Simple example of numerical integration using the Metropolis-Hastings algorithm

Question

Let

• $(E,\mathcal E)$ be a measurable space
• $\kappa$ be a Markov kernel with source and target $(E,\mathcal E)$
• $\mu$ be a probability measure on $(E,\mathcal E)$

I know how the Metropolis-Hastings algorithm works in the case where $E$ is countable and $\mathcal E$ is the discrete topology on $E$.

Now, assume we want to use the Metropolis-Hastings algortihm to numerically integrate the function $$f(x,y):=\begin{cases}1&\text{, if }x^2+y^2\le1\\0&\text{, otherwise}\end{cases}$$ over $E=[-1,1]^2$ with respect to the two-dimensional Lebesgue measure $\lambda^2$. Clearly, $$\int_Ef\:{\rm d}\lambda^2=\pi.$$ As in the case of a countable $E$, the idea should be to construct a "proposal" (time-homogeneous) Markov chain $(X_n)_{n\in\mathbb N_0}$ with transition kernel $\kappa$. Then the algorithm produces a Markov chain with stationary distribution $\mu$.

But what's an example of a choice for $\kappa$ and $\mu$ here?

I assume that $\kappa$ can't be arbitrary. I guess we need to impose some "aperiodicity", "irreducibility" and/or "reversibility" assumptions on the objects.

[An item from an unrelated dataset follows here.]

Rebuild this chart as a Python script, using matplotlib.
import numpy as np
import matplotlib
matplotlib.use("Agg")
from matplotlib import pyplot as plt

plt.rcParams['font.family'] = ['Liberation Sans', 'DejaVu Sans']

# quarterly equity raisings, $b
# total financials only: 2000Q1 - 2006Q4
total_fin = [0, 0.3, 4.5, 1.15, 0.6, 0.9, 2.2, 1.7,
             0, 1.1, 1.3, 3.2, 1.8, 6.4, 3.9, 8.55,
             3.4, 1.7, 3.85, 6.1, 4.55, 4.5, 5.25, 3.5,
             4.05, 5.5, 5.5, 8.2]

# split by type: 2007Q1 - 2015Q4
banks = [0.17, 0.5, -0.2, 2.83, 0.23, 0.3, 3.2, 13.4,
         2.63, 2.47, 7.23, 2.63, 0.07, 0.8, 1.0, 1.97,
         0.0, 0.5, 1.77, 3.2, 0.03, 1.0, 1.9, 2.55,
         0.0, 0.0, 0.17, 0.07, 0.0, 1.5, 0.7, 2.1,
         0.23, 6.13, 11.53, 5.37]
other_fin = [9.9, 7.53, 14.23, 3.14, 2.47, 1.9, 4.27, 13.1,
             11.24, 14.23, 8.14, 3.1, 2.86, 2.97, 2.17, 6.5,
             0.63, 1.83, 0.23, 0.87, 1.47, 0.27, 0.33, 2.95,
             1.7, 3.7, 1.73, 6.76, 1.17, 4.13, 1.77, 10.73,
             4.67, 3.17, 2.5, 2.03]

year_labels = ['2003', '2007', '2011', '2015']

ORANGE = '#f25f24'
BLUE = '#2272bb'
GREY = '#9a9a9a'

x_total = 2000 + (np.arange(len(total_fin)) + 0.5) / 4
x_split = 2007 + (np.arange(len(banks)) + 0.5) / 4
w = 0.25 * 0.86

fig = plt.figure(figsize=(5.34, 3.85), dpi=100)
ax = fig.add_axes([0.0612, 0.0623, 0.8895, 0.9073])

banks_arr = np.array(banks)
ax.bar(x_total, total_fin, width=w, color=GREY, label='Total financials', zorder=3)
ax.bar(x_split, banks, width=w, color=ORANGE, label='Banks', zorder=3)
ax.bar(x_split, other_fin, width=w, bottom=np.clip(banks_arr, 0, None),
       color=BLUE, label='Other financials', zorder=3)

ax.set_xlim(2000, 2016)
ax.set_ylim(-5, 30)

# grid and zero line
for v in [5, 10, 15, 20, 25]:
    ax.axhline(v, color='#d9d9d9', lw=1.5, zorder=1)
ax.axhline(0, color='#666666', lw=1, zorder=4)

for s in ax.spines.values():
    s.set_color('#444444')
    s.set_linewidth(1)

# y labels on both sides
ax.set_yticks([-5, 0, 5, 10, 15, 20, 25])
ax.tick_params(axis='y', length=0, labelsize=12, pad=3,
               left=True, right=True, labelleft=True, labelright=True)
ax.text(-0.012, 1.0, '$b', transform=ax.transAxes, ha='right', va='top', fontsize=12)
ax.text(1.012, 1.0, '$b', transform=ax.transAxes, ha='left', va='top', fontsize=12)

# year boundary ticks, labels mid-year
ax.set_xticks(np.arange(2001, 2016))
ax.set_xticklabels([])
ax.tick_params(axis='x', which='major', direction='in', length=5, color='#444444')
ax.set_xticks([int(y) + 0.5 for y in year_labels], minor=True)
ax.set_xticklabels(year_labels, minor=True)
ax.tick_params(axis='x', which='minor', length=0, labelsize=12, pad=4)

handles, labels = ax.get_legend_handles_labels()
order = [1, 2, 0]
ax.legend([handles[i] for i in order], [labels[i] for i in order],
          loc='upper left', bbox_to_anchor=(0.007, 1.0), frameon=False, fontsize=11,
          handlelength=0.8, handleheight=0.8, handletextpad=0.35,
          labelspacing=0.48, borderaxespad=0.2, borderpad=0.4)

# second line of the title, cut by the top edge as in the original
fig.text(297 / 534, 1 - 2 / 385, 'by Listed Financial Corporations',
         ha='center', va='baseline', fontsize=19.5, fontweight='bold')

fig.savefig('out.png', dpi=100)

I've searched for quite some long time, but couldn't find a single simple numerical integration example like this.

Answer 1

Let $\mathbf{x} =(x,y)$ because it might be easier to write and look at.

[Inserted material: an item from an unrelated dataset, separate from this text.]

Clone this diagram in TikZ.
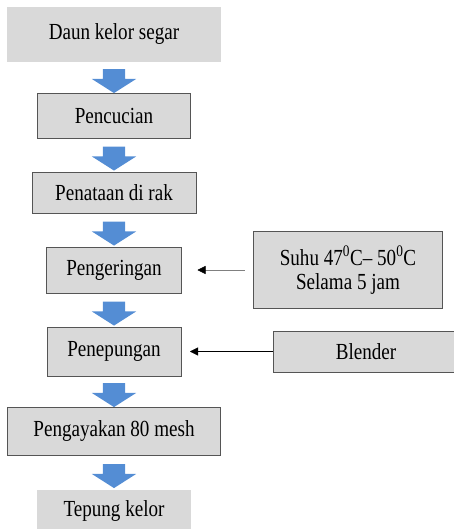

You don't choose $\kappa$, you choose a transition density $q$. The MH transition kernel is built on top of this $q$; also, it isn't time homogeneous. You also don't choose $\mu$, really; it's just the probability distribution of interest. For instance, in Bayesian statistics, it may be your model's posterior distribution.

How this works is that, at each iteration, you need to be able to sample a proposal $\mathbf{y}$ given your current position in the chain $\mathbf{x}$ using your transition density $q(\mathbf{x}, \mathbf{y})$. You also need to be able to evaluate your transition density $q$, and evaluate at least an unnormalized target distribution proportional to $\mu$. This is what the acceptance probability is based on. So, at each iteration you draw from $q(\mathbf{x},\mathbf{y})$, calculate $a(\mathbf{x},\mathbf{y})$, and either "accept" (set $\mathbf{x}' = \mathbf{y}$) the sample or "reject" the sample (set $\mathbf{x}' = \mathbf{x}$).

In your example,

1. the target probability distribution is $\mu(A) = \pi^{-1} \iint_A f(\mathbf{x}) d\mathbf{x}$, and
2. $\kappa(\mathbf{x},A) = \iint_{A}q(\mathbf{x},\mathbf{x}')a(\mathbf{x},\mathbf{x}')d\lambda^2 + \mathbb{1}_{A}(\mathbf{x}) r(\mathbf{x})$ where $q$ is some user-chosen transition density, $$ a(\mathbf{x},\mathbf{x}') = \min\left(1, \frac{\mu(\mathbf{x}')q(\mathbf{x}', \mathbf{x})}{\mu(\mathbf{x}) q(\mathbf{x}, \mathbf{x}')} \right) $$ is the acceptance probaility, and $$ r(\mathbf{x}) = \iint_{\mathbf{s} \in E} q(\mathbf{x}, \mathbf{s}) \left[1 - a(\mathbf{x},\mathbf{s})\right] d\lambda^2 $$ is the probability of not moving from $\mathbf{x}$.

To give you some more examples of how $q$ is chosen, sometimes it is chosen to be $$ q(\mathbf{x},\mathbf{x}') = \text{Normal}(\mathbf{x}' ; \mathbf{x}, \Sigma). $$ This is the Random Walk Metropolis-Hastings algorithm; you have to pick $\Sigma$ carefully.

It's also common to pick $q(\mathbf{x},\mathbf{x}') = q(\mathbf{x}')$; or in other words, draw independently from where you're currently at. This is called the independent Metropolis-Hastings sampler. For your problem, here, you might consider setting $q(\mathbf{x}')$ to be a Uniform distribution on the square that covers your circle.

Last, you don't need to worry about irreducibility and aperiodicity because they almost always hold if you're using well-known strategies. You can show that this chain is $\mu$-irreducible if $\mu(\mathbf{y}) > 0 \implies q(\mathbf{x}, \mathbf{y}) > 0$ for all $x$, and as there is some chance of staying point at every iteration, it's aperiodic. MH chains are always reversible, too.